A decade ago, I was a mother of two young boys (a 1 year-old and 4-year-old) in my first home. Also, during this time, it was the 2010 U.S. Census, which aims to count every person in U.S. households.
Well, it’s happening again: the 2020 U.S. Census will be sent out later this month.
Now, some of you might have heard about the debate and chatter in the past year regarding changes to the 2020 questionnaire (it was decided the citizenship question will not be on the forms). However, have you heard about why it’s important to get an accurate count, especially for parents and children?
There is a movement for the 2020 U.S.Census to make sure to count every child, especially the youngest ages, infant to 5. In the previous census, an estimated 4 percent, or 1 million children, were missed.
Surprisingly, this isn’t a new issue, according to Steven Dillingham, director of the U.S. Census Bureau. It dates back to the 1970s; however, little research has been done to document why this was occurring.
A Task Force on the Undercount of Young Children Research team in 2013 studied data and issued a report in 2015 on this topic.
While the study couldn’t pinpoint an exact reason or cause, the results did provide potential problem areas — one factor could be a complex family life.
For example, kids might have been missed or not counted because they were living in households with multiple families, or living with grandparents or relatives or those who are adopted or homeless, children who move between households or living in rentals or young children who were born a few months prior to census.

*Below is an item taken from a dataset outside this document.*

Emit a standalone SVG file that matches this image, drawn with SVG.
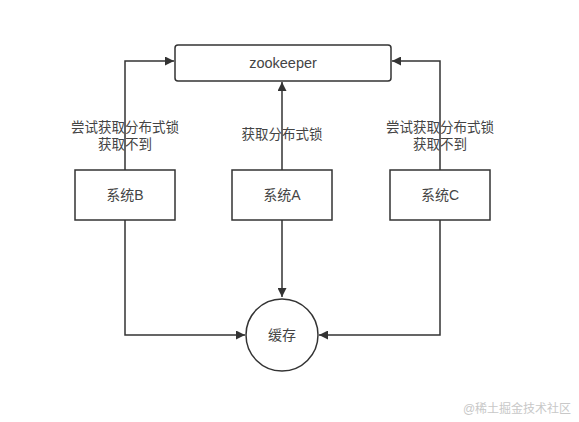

Also, children in minority groups such as Hispanic families were at high risk for going uncounted.
The Great Lakes Science Center hosted an event last month to bring awareness of the impact of an undercount.
“In general agreement, the more complex a household is, the greater risk a child may not be included in the completion census questionnaire,” Dillingham says. “(The undercount) impacts the community in different ways.”
This includes determinations for funding for programs such as Supplemental Nutrition Assistance Program (SNAP), Children’s Health Insurance Program (CHIP), housing and education programs, National School Lunch program, Head Start, foster care and child care programs.
Augie Napoli, president and CEO of United Way of Greater Cleveland, says an accurate count helps low-income families.
“We here in Cleveland have a crisis in our community — approximately 51 percent of children live in poverty,” he says. “The count helps families stay healthy, stay fed and stay ready to succeed.”
Dillingham says to help better address the undercounted children, they did change the wording of the 2020 Census and improved training.
So, what could you do, as parents, to help with the count? Stay informed and when the Census questionnaire comes to your door (it can be done by online, mail, or phone), make sure everyone in your household is counted.
A version of this column appeared in the March 2020 print issue of Northeast Ohio Parent magazine as the monthly “Editor’s Note.”